Glen Urban, professor at MIT Sloan School of Management and author of Don't Just Relate—Advocate! A Blueprint for Profit in the Era of Customer Power

Do remember that loyalty is built over time through a collection of positive experiences.

Don't assume that the lack of complaints is equal to a satisfied customer base.

Frederick Reichheld, a fellow at Bain & Co., founder of that firm's Loyalty consulting practice, which strives to help clients improve customer, employee, and investor loyalty, and author of The Ultimate Question: Driving Good Profits and True Growth

Do keep the following in the mind: Customers who become promoters must first believe that a company offers superior value in terms of price, features, quality, functionality, ease of use, and all the other practical factors. Additionally, they must feel good about their relationship with the company—they must believe the company understands and values them, listens to them, and shares their underlying principles. A company able to combine these factors will create promoters, customers who eagerly recommend a company or service to family members, friends, and colleagues.

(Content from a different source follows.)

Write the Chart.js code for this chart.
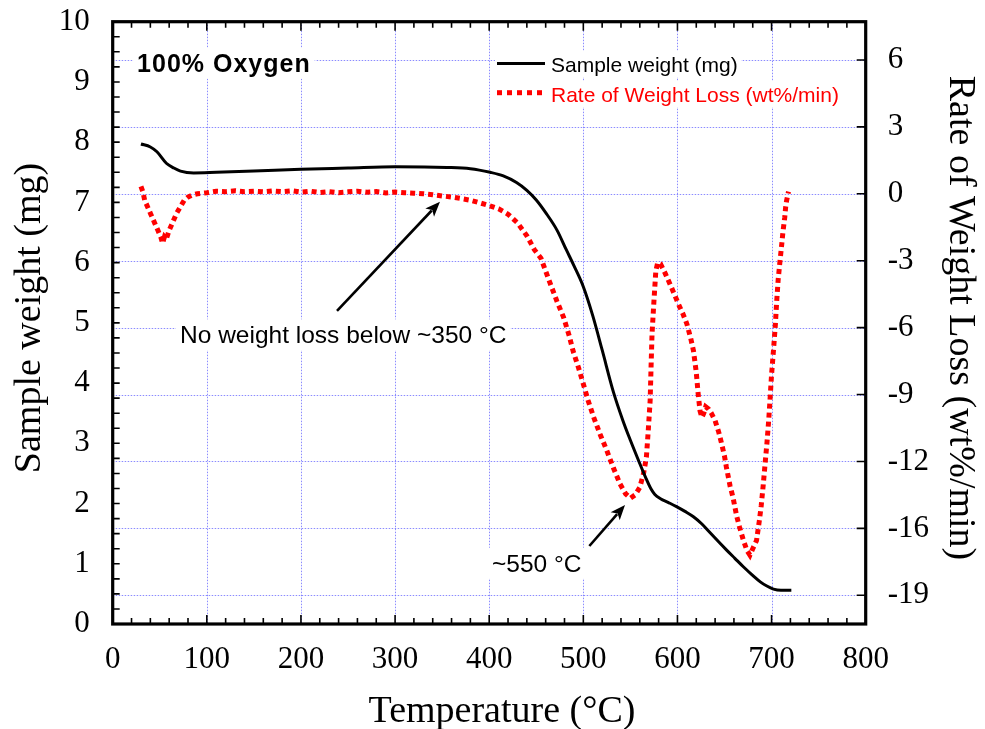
<!DOCTYPE html>
<html>
<head>
<meta charset="utf-8">
<script src="https://cdn.jsdelivr.net/npm/chart.js@4.4.1/dist/chart.umd.min.js"></script>
<style>
  html, body { margin: 0; padding: 0; background: #fff; }
  #chart { display: block; }
</style>
</head>
<body>
<canvas id="chart" width="985" height="729"></canvas>
<script>
// sample weight curve (left axis, mg)
const tempW = [30, 40, 47, 57, 65, 72, 86, 110, 150, 200, 250, 300, 355, 380, 401, 415, 429, 440, 450, 460, 472, 482, 490, 500, 510, 520, 532, 542, 550, 558, 566, 572, 576, 582, 590, 599, 608, 617, 626, 635, 644, 652, 661, 670, 679, 688, 695, 702, 710, 721];
const weight = [7.97, 7.92, 7.84, 7.65, 7.57, 7.52, 7.49, 7.50, 7.52, 7.55, 7.57, 7.59, 7.58, 7.56, 7.50, 7.44, 7.33, 7.20, 7.04, 6.83, 6.54, 6.21, 5.95, 5.60, 5.12, 4.55, 3.85, 3.38, 3.05, 2.74, 2.44, 2.24, 2.15, 2.08, 2.02, 1.95, 1.87, 1.78, 1.66, 1.51, 1.36, 1.23, 1.09, 0.95, 0.82, 0.70, 0.63, 0.58, 0.56, 0.56];

// rate of weight loss (right axis, wt%/min)
const tempR = [30, 32, 34, 37, 40, 44, 48, 51, 53, 55, 57, 60, 64, 68, 72, 76, 80, 85, 90, 100, 110, 120, 130, 140, 150, 160, 170, 180, 190, 200, 210, 220, 230, 240, 250, 260, 270, 280, 290, 300, 310, 320, 330, 340, 350, 360, 370, 380, 390, 400, 410, 420, 430, 440, 448, 455, 465, 472, 479, 485, 489, 495, 500, 505, 511, 518, 525, 532, 539, 545, 550, 555, 560, 564, 567, 569, 571, 572, 573, 575, 577, 579, 582, 587, 592, 597, 601, 606, 610, 614, 617, 620, 622, 624, 626, 628, 630, 633, 636, 640, 644, 647, 650, 652, 656, 659, 663, 666, 670, 674, 677, 680, 684, 687, 689, 691, 693, 695, 697, 698.5, 700, 702, 704, 705.5, 707, 709, 710.5, 712, 714, 715, 716, 717.5, 718];
const rate = [0.34, 0.1, -0.3, -0.6, -0.9, -1.3, -1.7, -2.0, -2.3, -2.0, -2.1, -1.7, -1.3, -0.9, -0.6, -0.3, -0.15, -0.05, 0.0, 0.05, 0.12, 0.10, 0.14, 0.10, 0.12, 0.09, 0.13, 0.10, 0.14, 0.08, 0.12, 0.06, 0.10, 0.05, 0.09, 0.12, 0.07, 0.10, 0.04, 0.08, 0.05, 0.03, 0.0, -0.04, -0.10, -0.15, -0.22, -0.30, -0.42, -0.55, -0.70, -0.95, -1.35, -1.95, -2.6, -3.0, -4.19, -5.0, -5.74, -6.6, -7.29, -8.1, -8.84, -9.6, -10.39, -11.2, -11.94, -12.75, -13.49, -13.95, -14.15, -14.0, -13.65, -13.0, -12.25, -11.0, -9.61, -8.0, -6.51, -5.0, -3.6, -3.2, -3.26, -3.7, -4.19, -4.7, -5.12, -5.6, -6.05, -6.7, -7.29, -8.3, -9.3, -10.1, -10.39, -10.2, -9.9, -10.0, -10.2, -10.54, -11.1, -11.63, -12.2, -12.71, -13.6, -14.11, -15.0, -15.5, -16.1, -16.6, -16.8, -16.5, -16.12, -15.2, -14.5, -13.6, -12.6, -11.63, -10.5, -9.46, -8.4, -7.29, -6.1, -4.96, -4.0, -3.1, -2.48, -1.8, -1.09, -0.6, -0.31, 0.0, 0.1];

// right axis: 9 equal divisions of -20..8, labels rounded as printed
const rateMin = -20, rateMax = 8;
const rateTickLabels = ['6', '3', '0', '-3', '-6', '-9', '-12', '-16', '-19'];
const rateTicks = [2, 1, 0, -1, -2, -3, -4, -5, -6].map(k => k * (rateMax - rateMin) / 9);

const SERIF = '"Liberation Serif", "Times New Roman", serif';
const SANS = '"Liberation Sans", Arial, sans-serif';
const GRID = 'rgba(100, 100, 255, 0.75)';

function arrow(ctx, x1, y1, x2, y2) {
  const a = Math.atan2(y2 - y1, x2 - x1);
  const len = 15, half = 6;
  ctx.strokeStyle = '#000';
  ctx.fillStyle = '#000';
  ctx.lineWidth = 2.6;
  ctx.beginPath();
  ctx.moveTo(x1, y1);
  ctx.lineTo(x2 - Math.cos(a) * len * 0.8, y2 - Math.sin(a) * len * 0.8);
  ctx.stroke();
  ctx.beginPath();
  ctx.moveTo(x2, y2);
  ctx.lineTo(x2 - Math.cos(a) * len + Math.sin(a) * half, y2 - Math.sin(a) * len - Math.cos(a) * half);
  ctx.lineTo(x2 - Math.cos(a) * len * 0.75, y2 - Math.sin(a) * len * 0.75);
  ctx.lineTo(x2 - Math.cos(a) * len - Math.sin(a) * half, y2 - Math.sin(a) * len + Math.cos(a) * half);
  ctx.closePath();
  ctx.fill();
}

function label(ctx, text, x, y, font, color, box) {
  ctx.font = font;
  const w = ctx.measureText(text).width;
  if (box) {
    ctx.fillStyle = '#fff';
    ctx.fillRect(x - 4, y - 24, w + 8, 31);
  }
  ctx.fillStyle = color;
  ctx.textAlign = 'left';
  ctx.textBaseline = 'alphabetic';
  ctx.fillText(text, x, y);
}

const decor = {
  id: 'decor',
  beforeDatasetsDraw(chart) {
    const { ctx, chartArea: a, scales } = chart;
    ctx.save();
    ctx.strokeStyle = GRID;
    ctx.lineWidth = 1;
    ctx.setLineDash([1.5, 1.5]);
    for (let v = 100; v < 800; v += 100) {
      const x = Math.round(scales.x.getPixelForValue(v)) + 0.5;
      ctx.beginPath(); ctx.moveTo(x, a.top); ctx.lineTo(x, a.bottom); ctx.stroke();
    }
    rateTicks.forEach(v => {
      const y = Math.round(scales.y2.getPixelForValue(v)) + 0.5;
      ctx.beginPath(); ctx.moveTo(a.left, y); ctx.lineTo(a.right, y); ctx.stroke();
    });
    ctx.restore();
  },
  afterDatasetsDraw(chart) {
    const { ctx, chartArea: a, scales } = chart;
    const xs = scales.x, yl = scales.y, yr = scales.y2;
    ctx.save();

    // annotations
    const ann = '24.5px ' + SANS;
    label(ctx, 'No weight loss below ~350 °C', xs.getPixelForValue(71.5), yl.getPixelForValue(4.66), ann, '#000', true);
    label(ctx, '~550 °C', xs.getPixelForValue(403), yl.getPixelForValue(0.868), ann, '#000', true);
    ctx.letterSpacing = '1px';
    label(ctx, '100% Oxygen', xs.getPixelForValue(25.9), yl.getPixelForValue(9.17), 'bold 25px ' + SANS, '#000', true);
    ctx.letterSpacing = '0px';
    arrow(ctx, xs.getPixelForValue(238.3), yl.getPixelForValue(5.20), xs.getPixelForValue(347.7), yl.getPixelForValue(7.01));
    arrow(ctx, xs.getPixelForValue(506.4), yl.getPixelForValue(1.295), xs.getPixelForValue(544.3), yl.getPixelForValue(1.976));

    // legend
    ctx.font = '21px ' + SANS;
    ctx.fillStyle = '#fff';
    ctx.fillRect(495, 51, 246, 26);
    ctx.fillRect(495, 81, 352, 26);
    ctx.lineWidth = 3;
    ctx.strokeStyle = '#000';
    ctx.beginPath(); ctx.moveTo(497, 63.5); ctx.lineTo(545, 63.5); ctx.stroke();
    ctx.strokeStyle = '#f00';
    ctx.lineWidth = 5;
    ctx.setLineDash([5, 5]);
    ctx.beginPath(); ctx.moveTo(497, 92.7); ctx.lineTo(547, 92.7); ctx.stroke();
    ctx.setLineDash([]);
    ctx.textAlign = 'left';
    ctx.textBaseline = 'alphabetic';
    ctx.fillStyle = '#000';
    ctx.fillText(chart.data.datasets[0].label, 551, 71.7);
    ctx.fillStyle = '#f00';
    ctx.fillText(chart.data.datasets[1].label, 551, 101.7);

    // tick marks (inward)
    ctx.strokeStyle = '#000';
    ctx.lineWidth = 1.6;
    ctx.beginPath();
    for (let v = 20; v < 800; v += 20) {
      const x = xs.getPixelForValue(v);
      const len = v % 100 === 0 ? 9 : 6;
      ctx.moveTo(x, a.bottom); ctx.lineTo(x, a.bottom - len);
      ctx.moveTo(x, a.top); ctx.lineTo(x, a.top + len);
    }
    for (let v = 0.25; v < 10; v += 0.25) {
      const y = yl.getPixelForValue(v);
      ctx.moveTo(a.left, y); ctx.lineTo(a.left + 7, y);
    }
    rateTicks.forEach(v => {
      const y = yr.getPixelForValue(v);
      ctx.moveTo(a.right, y); ctx.lineTo(a.right - 9, y);
    });
    ctx.stroke();

    // frame
    ctx.lineWidth = 3.2;
    ctx.strokeRect(a.left, a.top, a.right - a.left, a.bottom - a.top);

    // axis titles
    ctx.fillStyle = '#000';
    ctx.font = '38px ' + SERIF;
    ctx.textAlign = 'center';
    ctx.textBaseline = 'alphabetic';
    ctx.fillText('Temperature (°C)', 502, 722);
    ctx.save();
    ctx.translate(40, 318);
    ctx.rotate(-Math.PI / 2);
    ctx.fillText('Sample weight (mg)', 0, 0);
    ctx.restore();
    ctx.save();
    ctx.translate(950, 318);
    ctx.rotate(Math.PI / 2);
    ctx.fillText('Rate of Weight Loss (wt%/min)', 0, 0);
    ctx.restore();

    ctx.restore();
  }
};

const tickFont = { family: SERIF, size: 31 };

function noPad(scale) {
  scale.paddingTop = 0;
  scale.paddingBottom = 0;
  scale.paddingLeft = 0;
  scale.paddingRight = 0;
}

new Chart(document.getElementById('chart'), {
  type: 'line',
  data: {
    datasets: [
      {
        label: 'Sample weight (mg)',
        data: tempW.map((t, i) => ({ x: t, y: weight[i] })),
        yAxisID: 'y',
        borderColor: '#000',
        borderWidth: 3,
        pointRadius: 0,
        cubicInterpolationMode: 'monotone',
        fill: false
      },
      {
        label: 'Rate of Weight Loss (wt%/min)',
        data: tempR.map((t, i) => ({ x: t, y: rate[i] })),
        yAxisID: 'y2',
        borderColor: '#f00',
        borderWidth: 5,
        borderDash: [5, 4],
        pointRadius: 0,
        tension: 0,
        fill: false
      }
    ]
  },
  options: {
    responsive: false,
    animation: false,
    devicePixelRatio: 1,
    layout: { padding: { top: 21.7, left: 0, right: 0, bottom: 0 } },
    plugins: {
      legend: { display: false },
      tooltip: { enabled: false }
    },
    scales: {
      x: {
        type: 'linear',
        min: 0,
        max: 800,
        grid: { display: false },
        border: { display: false },
        ticks: { stepSize: 100, font: tickFont, color: '#000', padding: 9, maxRotation: 0, autoSkip: false },
        afterFit(scale) { scale.height = 105; noPad(scale); }
      },
      y: {
        position: 'left',
        min: 0,
        max: 10,
        grid: { display: false },
        border: { display: false },
        ticks: { stepSize: 1, font: tickFont, color: '#000', padding: 15 },
        afterFit(scale) { scale.width = 112.7; noPad(scale); }
      },
      y2: {
        position: 'right',
        min: rateMin,
        max: rateMax,
        grid: { display: false },
        border: { display: false },
        afterBuildTicks(scale) { scale.ticks = rateTicks.map(v => ({ value: v })); },
        ticks: {
          font: tickFont,
          color: '#000',
          padding: 14,
          autoSkip: false,
          callback: (v, i) => rateTickLabels[i]
        },
        afterFit(scale) { scale.width = 119.3; noPad(scale); }
      }
    }
  },
  plugins: [decor]
});
</script>
</body>
</html>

Don't treat your customers as if they were expendable. Companies that break the Golden Rule by misleading, coercing, and disrespecting their customers effectively turn them into detractors. Examples in today's world are countless, but they include nuisance fees and hidden charges, poor in-store service, and dreaded automated customer help lines. Such mistreatment causes customers to switch to competitors, cut back on their purchases, and, worst of all, warn others to stay away from the company.